Hawks' third period blitz puts Leafs away
5 goals in the final frame for Chicago
The last time the Maple Leafs had a two-goal advantage heading to the third period was earlier this week when they threw the game away to the Buffalo Sabres.
At least that was on the road.
Saturday night at the Air Canada Centre, Toronto nursed a 3-1 lead into the final frame before giving up five goals in what eventually turned into a 6-4 victory by the visiting Chicago Blackhawks.
And down came the boos from an increasingly frustrated Leaf Nation.
Playing eight of their first 10 on home ice was supposed to be a major advantage for Toronto, but it's amazing what a porous defence can do to the best-laid plans.
Now 3-4-2 overall, the Leafs are3-3-1 at the ACC during this run and must hope for a win on Tuesday against Atlanta to at least salvage some pride before heading out for six games in their next seven on the road.
"It's a bad circle right now we have to get out of," said young Leaf forward Alex Steen, "and the only way to get out of it is hard work.
"Even though we have the lead, we need to be able to play the puck and want the puck. We need to play a much, much better third period."
Chicago, off to a 5-3 start after being down for so many seasons, turned it on in the third, helped both by a two-man advantage to begin the frame and the puzzling predilection of the Leafs to defend like everyone's playing Sunday night shinny at the local outdoor rink.
Hot rookie Patrick Kane found Andrei Zyuzin in the slot during the five-on-three advantage for a shot that went under goaltender Andrew Raycroft and it was 3-2.
Just 30 seconds later, defenceman Duncan Keith was left uncovered by Darcy Tucker as the Blackhawk snuck in from the point, allowing him to put one by the suddenly beleaguered Raycroft and it was tied before the holders of the platinum tickets had made it back to their seats from their suites.

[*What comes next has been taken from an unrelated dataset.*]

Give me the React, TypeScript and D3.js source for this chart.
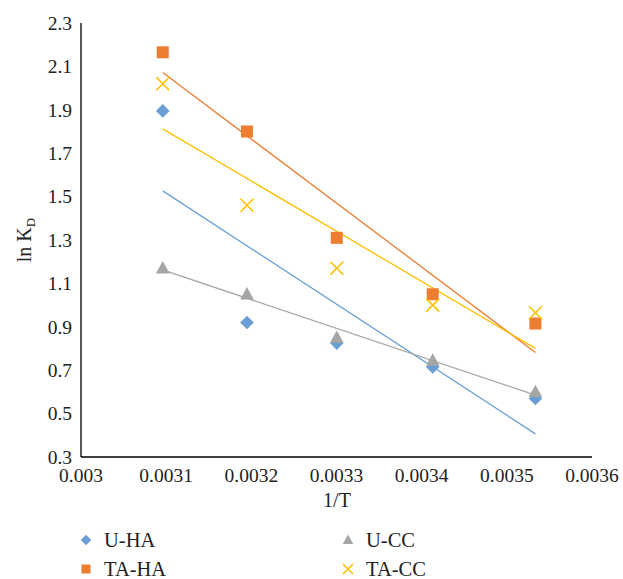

Less than seven minutes later, Robert Lang came in on what should have been a fairly safe rush, but his shot surprised Raycroft, went over his right shoulder, clanked off the far post and went in.
Sharp gets winner
The Hawks found the eventual winner at 11:47 courtesy of a deflection by Patrick Sharp off a Brent Sopel shot.
Chad Kilger brought the Leafs back to 5-4 with 2:55 to go on a nice give-and-go from Tucker, but it wasn't enough.
Tuomo Ruutu scored in the empty net to wrap things up.
Chicago coach Denis Savard is pleased with his team's start, but far from satisfied.
"We've still got lots of things to improve on, but our organization has done a great job acquiring the veteran guys we've got and the kids we drafted," he said. "We've got more to come, too."
Zyuzin has rough start
The Hawks' Zyuzin will be burning the tape of his first period after mistakes led to both Toronto goals in the opening 20 minutes.
Leading 1-0 and on the power play, Zyuzin fell while trying to take a pass across the point, helplessly watching Sundin pick up the puck and take off on a 150-foot breakaway that ended with a pretty backhand past Patrick Lalime to tie it up.
About 10 minutes later, Leaf winger Jason Blake charged down the right side, found Tomas Kaberle with a rink-wide pass and then took off for the net, Zyuzin right on him.
The Leafs defenceman threw the puck into the resulting crowd at the Hawks crease and it went in off Zyuzin's stick as he battled with Blake.
It was Kaberle's third of the year.
Chicago had opened the scoring at 4:13 on a power play as Jason Williams picked up a rebound following some excellent passing by super second-year Jonathan Toews andKane, burying the puck by Andrew Raycroft.
Toronto took the 2-1 lead to the dressing room.
In the middle frame, Sundin got his second on the night, again as a result of good effort by Blake.
This time the winger took the puck away from the Chicago defence and shoved it ahead for the captain who used the same move on Lalime — deke to the left and backhand over the goaltender's outstretched right pad — for a 3-1 Toronto lead.